You can hang your herbs in a dry cupboard for a few hours up to about a day before you start infusing them or spread them on a tray. They shouldn’t feel crunchy but should feel a little limp.
Choose Your Oil
Choose a high-quality food-grade oil, such as extra virgin olive oil to infuse your catnip in. You can also use almond, grapeseed, or sunflower oil if that’s what you prefer for topical usage.
You need enough oil to fully cover your herbs. Remember that the higher the concentration of herbs in your oil, the more potent your infusion will be.
The quickest way to infuse your catnip oil is to use heat. You can use a stovetop method or an oven method depending on your preference.
For the oven method, you will spread your herbs in a shallow oven-safe dish. Top with the oil of your choice and set your oven to 180° or 200° Fahrenheit. By keeping the temperature low, you will ensure that your oil doesn’t scorch. You can place the dish in the oven before it has preheated.
Let the herb and oil mixture cook on low heat for 2-3 hours. Then, allow it to cool completely on the countertop. Strain out the herbs pieces and bottle your mixture.
You can also achieve the same effect on your stovetop. Simply set up a small pot of water on your burner with another heat-safe bowl over the top. Make sure the upper bowl does not come in contact with the water below.
Add your herbs and oil to the upper bowl and set your heat to a simmer. Simmer your mixture for about two hours, stirring occasionally and adding more water to the lower pot as it evaporates.
Just as with the oven method, allow it to cool before straining and bottling.
A low-tech option for infusing oil with catnip is to solar-infuse the mixture. Add your herbs and oils to a large jar and place it on your window sill for two to four weeks. Once a day, shake up your mixture to ensure the herbs are not clumping together in the bottom.
For this option, time does the work for you, with a little help from the sun’s warmth.
Making Catnip Essential Oil
Essential oils are a pure, undiluted concentration of the volatile compounds found within a plant, ideal for diffusing.
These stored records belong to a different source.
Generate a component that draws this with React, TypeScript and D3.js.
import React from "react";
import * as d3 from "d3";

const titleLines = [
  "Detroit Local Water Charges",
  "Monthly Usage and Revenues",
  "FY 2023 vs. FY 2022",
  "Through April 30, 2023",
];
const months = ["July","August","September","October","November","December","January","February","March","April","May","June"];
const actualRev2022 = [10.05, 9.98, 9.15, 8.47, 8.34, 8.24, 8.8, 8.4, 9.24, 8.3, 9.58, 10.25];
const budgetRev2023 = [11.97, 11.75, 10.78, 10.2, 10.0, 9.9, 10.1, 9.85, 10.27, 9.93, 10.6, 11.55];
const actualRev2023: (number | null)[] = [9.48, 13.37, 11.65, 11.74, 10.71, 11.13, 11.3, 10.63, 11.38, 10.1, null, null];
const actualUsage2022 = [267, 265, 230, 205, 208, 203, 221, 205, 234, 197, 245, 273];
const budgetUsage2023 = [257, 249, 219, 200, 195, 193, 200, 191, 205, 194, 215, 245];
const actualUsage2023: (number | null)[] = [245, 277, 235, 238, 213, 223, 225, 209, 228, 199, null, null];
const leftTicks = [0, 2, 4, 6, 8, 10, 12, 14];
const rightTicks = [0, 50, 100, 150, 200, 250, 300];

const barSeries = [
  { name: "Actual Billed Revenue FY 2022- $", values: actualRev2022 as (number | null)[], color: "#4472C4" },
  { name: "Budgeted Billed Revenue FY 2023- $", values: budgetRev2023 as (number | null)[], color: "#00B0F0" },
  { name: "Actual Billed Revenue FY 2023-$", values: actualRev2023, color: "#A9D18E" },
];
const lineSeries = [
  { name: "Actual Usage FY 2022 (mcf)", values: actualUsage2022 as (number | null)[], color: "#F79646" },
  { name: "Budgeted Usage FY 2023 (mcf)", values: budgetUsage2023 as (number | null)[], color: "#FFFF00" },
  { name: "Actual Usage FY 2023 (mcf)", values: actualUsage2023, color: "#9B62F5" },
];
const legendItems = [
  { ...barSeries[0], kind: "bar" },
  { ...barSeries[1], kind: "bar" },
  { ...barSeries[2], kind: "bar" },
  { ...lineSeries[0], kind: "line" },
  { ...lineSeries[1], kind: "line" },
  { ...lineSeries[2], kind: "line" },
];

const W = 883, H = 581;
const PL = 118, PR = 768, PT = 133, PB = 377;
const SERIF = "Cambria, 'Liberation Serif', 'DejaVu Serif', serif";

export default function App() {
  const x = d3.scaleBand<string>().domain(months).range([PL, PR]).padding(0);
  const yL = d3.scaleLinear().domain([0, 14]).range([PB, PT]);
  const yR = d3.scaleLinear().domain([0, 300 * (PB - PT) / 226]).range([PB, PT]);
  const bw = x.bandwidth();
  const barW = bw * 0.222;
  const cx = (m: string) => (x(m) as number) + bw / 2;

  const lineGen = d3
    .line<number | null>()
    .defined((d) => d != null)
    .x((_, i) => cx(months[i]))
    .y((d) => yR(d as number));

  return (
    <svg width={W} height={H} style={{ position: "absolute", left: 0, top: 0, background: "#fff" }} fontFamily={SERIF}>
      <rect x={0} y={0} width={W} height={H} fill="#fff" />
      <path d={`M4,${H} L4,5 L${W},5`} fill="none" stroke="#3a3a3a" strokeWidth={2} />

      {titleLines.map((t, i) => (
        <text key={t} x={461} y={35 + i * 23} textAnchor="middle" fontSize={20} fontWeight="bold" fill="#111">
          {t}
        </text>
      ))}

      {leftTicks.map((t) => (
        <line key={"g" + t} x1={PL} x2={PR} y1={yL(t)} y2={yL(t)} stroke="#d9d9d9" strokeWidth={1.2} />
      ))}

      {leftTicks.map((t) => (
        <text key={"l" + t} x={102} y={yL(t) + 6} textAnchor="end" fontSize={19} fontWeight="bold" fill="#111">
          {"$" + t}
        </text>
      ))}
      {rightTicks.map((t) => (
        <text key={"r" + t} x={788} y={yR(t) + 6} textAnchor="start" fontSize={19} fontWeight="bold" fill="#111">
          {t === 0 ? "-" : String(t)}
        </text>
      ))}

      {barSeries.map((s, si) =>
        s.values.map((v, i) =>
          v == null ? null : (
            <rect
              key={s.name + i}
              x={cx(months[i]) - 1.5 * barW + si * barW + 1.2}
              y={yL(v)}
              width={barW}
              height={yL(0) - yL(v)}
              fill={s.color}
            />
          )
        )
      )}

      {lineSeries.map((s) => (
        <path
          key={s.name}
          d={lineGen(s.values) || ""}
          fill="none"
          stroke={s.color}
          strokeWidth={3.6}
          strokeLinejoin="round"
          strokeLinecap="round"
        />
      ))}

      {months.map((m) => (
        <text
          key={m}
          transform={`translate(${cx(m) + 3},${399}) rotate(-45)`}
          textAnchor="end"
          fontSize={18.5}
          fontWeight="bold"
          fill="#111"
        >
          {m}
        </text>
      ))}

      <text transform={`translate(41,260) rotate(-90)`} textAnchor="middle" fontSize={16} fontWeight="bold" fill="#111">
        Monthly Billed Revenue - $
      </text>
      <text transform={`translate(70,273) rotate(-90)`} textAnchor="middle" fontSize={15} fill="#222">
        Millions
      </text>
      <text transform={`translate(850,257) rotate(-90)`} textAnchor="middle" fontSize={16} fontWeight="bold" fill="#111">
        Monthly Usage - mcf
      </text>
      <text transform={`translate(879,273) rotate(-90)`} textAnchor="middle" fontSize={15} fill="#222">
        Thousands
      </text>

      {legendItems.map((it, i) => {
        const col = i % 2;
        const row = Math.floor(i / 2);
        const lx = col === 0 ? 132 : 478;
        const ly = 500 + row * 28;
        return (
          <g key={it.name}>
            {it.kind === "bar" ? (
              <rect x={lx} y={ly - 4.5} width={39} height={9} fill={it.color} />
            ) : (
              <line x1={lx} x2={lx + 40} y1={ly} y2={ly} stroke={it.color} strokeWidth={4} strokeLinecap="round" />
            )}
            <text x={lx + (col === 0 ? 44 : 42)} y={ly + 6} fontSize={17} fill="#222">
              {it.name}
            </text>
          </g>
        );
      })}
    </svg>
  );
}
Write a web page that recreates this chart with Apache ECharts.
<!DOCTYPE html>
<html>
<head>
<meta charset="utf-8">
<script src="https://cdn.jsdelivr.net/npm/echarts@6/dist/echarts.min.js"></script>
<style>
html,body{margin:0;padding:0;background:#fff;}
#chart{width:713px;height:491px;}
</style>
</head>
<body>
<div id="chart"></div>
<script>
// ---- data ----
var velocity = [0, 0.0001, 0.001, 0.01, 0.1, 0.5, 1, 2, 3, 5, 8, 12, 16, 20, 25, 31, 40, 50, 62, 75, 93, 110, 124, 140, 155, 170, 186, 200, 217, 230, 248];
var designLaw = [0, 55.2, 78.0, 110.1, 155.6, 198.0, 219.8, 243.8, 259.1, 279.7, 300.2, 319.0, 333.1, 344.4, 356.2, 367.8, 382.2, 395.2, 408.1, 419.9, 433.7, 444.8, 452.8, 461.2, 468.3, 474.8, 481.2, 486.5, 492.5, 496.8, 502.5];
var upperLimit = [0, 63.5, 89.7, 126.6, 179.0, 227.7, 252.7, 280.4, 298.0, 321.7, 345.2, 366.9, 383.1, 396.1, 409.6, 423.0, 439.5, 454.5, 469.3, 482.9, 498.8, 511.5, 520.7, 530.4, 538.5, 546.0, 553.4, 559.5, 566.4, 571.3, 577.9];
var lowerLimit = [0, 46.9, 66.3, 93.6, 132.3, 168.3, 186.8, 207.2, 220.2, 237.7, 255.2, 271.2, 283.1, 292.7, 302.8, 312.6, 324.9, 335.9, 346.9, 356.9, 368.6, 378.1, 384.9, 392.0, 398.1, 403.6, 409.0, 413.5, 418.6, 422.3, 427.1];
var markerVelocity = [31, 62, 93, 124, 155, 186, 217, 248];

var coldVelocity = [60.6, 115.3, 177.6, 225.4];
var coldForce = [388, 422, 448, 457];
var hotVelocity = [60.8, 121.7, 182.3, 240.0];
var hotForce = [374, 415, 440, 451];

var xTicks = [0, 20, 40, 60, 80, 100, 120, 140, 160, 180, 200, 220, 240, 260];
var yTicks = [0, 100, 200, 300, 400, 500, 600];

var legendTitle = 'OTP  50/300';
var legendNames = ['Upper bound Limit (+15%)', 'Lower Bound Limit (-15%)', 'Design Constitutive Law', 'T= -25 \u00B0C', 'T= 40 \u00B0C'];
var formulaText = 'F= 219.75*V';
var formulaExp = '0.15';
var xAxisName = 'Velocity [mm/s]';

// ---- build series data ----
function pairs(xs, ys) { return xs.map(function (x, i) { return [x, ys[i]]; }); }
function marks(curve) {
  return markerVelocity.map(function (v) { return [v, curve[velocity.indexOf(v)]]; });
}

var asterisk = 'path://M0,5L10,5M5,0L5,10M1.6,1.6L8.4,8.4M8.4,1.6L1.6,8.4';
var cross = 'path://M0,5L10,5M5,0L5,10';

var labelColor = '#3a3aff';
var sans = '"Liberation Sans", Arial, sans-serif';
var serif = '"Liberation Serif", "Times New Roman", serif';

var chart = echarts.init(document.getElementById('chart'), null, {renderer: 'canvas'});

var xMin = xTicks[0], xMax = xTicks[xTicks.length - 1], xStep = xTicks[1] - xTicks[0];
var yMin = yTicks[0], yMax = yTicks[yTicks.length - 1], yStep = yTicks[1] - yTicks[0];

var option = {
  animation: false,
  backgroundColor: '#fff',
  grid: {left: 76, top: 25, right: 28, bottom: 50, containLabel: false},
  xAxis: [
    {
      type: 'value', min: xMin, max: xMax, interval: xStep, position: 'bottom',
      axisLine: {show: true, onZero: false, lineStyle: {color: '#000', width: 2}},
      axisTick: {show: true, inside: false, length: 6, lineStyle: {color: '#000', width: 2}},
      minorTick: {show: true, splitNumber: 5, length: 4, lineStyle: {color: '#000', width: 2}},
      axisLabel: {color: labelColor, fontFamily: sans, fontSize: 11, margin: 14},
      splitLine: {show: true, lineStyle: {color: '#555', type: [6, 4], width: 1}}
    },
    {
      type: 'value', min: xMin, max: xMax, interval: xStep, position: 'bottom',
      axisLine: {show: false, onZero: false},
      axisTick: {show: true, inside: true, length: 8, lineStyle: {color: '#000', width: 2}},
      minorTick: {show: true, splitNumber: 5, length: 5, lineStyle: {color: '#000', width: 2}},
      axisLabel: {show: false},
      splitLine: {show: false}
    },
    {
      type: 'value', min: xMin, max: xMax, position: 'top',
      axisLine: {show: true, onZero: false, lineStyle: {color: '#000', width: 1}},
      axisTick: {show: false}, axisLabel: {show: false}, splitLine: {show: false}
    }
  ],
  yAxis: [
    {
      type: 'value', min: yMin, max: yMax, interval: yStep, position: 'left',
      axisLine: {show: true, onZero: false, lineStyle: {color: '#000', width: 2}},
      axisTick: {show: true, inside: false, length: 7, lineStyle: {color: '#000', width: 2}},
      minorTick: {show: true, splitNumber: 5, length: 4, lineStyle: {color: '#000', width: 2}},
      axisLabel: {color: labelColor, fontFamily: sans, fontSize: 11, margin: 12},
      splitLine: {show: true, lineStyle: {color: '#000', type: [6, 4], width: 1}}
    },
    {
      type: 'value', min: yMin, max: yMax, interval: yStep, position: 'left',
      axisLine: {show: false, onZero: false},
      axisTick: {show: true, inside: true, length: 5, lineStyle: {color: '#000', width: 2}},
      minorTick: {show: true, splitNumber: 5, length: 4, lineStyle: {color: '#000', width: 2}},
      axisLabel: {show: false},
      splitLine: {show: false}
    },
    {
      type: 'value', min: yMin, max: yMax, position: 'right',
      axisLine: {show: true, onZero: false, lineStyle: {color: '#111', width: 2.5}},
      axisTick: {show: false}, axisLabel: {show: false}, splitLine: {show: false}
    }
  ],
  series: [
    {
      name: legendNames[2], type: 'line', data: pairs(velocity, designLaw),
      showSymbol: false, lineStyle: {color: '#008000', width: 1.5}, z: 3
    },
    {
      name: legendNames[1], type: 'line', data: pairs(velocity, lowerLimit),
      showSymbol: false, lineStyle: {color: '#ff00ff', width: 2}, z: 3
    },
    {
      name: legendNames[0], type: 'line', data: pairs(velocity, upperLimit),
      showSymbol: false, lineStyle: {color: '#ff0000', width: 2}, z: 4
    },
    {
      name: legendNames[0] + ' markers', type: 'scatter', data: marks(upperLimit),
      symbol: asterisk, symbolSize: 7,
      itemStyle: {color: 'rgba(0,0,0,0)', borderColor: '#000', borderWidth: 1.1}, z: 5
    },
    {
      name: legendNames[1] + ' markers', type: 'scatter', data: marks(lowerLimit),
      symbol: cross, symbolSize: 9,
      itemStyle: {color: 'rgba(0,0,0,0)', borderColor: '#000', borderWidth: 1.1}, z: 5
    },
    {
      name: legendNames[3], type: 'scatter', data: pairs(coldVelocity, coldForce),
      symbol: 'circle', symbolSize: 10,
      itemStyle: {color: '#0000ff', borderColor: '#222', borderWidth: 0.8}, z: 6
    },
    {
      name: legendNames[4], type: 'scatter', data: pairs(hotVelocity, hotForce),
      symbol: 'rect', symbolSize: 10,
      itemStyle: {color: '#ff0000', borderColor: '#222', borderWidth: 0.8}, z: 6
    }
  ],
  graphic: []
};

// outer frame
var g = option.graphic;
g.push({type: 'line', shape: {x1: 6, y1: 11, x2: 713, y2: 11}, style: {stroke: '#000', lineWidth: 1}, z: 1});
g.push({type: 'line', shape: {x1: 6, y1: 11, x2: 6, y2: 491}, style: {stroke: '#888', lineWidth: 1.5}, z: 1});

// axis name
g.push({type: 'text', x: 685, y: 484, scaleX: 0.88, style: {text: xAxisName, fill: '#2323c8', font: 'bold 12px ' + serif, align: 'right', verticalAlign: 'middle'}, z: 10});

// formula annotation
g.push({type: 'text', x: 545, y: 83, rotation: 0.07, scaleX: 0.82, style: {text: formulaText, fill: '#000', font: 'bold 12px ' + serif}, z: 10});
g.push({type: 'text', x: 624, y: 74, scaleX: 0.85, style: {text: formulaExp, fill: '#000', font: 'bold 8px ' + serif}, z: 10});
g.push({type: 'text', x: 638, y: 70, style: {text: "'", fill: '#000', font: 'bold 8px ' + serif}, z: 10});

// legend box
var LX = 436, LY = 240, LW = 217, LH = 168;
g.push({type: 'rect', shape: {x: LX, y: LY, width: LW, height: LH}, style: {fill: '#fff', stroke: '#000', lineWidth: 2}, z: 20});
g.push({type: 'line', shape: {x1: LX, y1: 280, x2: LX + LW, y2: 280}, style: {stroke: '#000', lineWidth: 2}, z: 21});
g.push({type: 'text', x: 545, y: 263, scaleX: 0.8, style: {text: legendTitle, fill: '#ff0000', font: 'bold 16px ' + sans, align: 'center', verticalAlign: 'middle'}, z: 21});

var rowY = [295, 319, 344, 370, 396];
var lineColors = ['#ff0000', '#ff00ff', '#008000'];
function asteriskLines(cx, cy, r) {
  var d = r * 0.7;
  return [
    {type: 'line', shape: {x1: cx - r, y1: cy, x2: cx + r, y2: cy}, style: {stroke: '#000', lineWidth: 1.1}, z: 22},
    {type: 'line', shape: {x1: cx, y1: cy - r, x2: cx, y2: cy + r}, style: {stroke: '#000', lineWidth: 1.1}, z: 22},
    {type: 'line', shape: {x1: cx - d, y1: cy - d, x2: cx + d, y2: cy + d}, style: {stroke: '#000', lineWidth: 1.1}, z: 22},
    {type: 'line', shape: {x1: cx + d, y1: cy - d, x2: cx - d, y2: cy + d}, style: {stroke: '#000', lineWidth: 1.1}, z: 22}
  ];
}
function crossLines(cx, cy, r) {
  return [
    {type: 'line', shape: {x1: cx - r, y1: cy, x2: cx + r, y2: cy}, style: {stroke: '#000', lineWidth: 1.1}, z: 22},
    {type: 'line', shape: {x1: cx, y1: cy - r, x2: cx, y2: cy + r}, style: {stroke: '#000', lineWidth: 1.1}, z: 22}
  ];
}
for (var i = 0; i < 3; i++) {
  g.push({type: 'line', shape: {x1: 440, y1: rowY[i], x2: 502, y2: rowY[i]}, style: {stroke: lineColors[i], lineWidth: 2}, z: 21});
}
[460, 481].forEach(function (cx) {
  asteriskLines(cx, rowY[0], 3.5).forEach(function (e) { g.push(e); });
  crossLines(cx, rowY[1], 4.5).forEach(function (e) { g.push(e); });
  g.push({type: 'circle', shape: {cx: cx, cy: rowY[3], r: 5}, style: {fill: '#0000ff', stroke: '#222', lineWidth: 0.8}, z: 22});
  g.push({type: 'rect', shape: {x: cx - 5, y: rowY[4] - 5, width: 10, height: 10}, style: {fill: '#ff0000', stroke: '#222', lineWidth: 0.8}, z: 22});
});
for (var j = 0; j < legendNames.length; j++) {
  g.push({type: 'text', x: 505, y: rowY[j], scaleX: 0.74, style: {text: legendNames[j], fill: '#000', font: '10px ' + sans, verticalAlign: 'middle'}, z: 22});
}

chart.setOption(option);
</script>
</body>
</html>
These are a lot more complicated to make at home and require specialized equipment to prepare. They also require a very large quantity of herbs to create a small amount of oil.
Most herb enthusiasts prefer to source their essential oils from a reliable essential oil supplier instead; we recommend this one.
Distilling Essential Oils
Most essential oils, including those from catnip, are made through a distilling process. You’ll need lab-quality distilling equipment to safely do this at home. This device will have two chambers and a condenser tube for collecting the oils.
The bottom chamber will be filled with water and the upper chamber is where the herbs are placed. Underneath, there will be a heat source under the bottom water chamber.
The water will turn to steam, and that steam will pass through the herbs in the chamber and collect in the condenser tube. Collect the liquid in the condenser tube in a separate container underneath and allow it to settle for about 12 hours.
After the distilled liquid settles, it should separate into two clear layers: water and oil. The oils on the top are the essential oils extracted through the steaming process. They can now be collected and stored for use.
Enjoy the Benefits of Catnip
As you can see, catnip is a versatile herb that can be very useful in your medicine cabinet. While catniptea is a popular therapeutic beverage, the oil is great for diffusing or using in topical recipes.
Making your own catnip-infused oil is simple but requires some patience and basic kitchen equipment. However, making a pure and concentrated essential oil is a bit more complicated, so you may want to leave it to the professionals.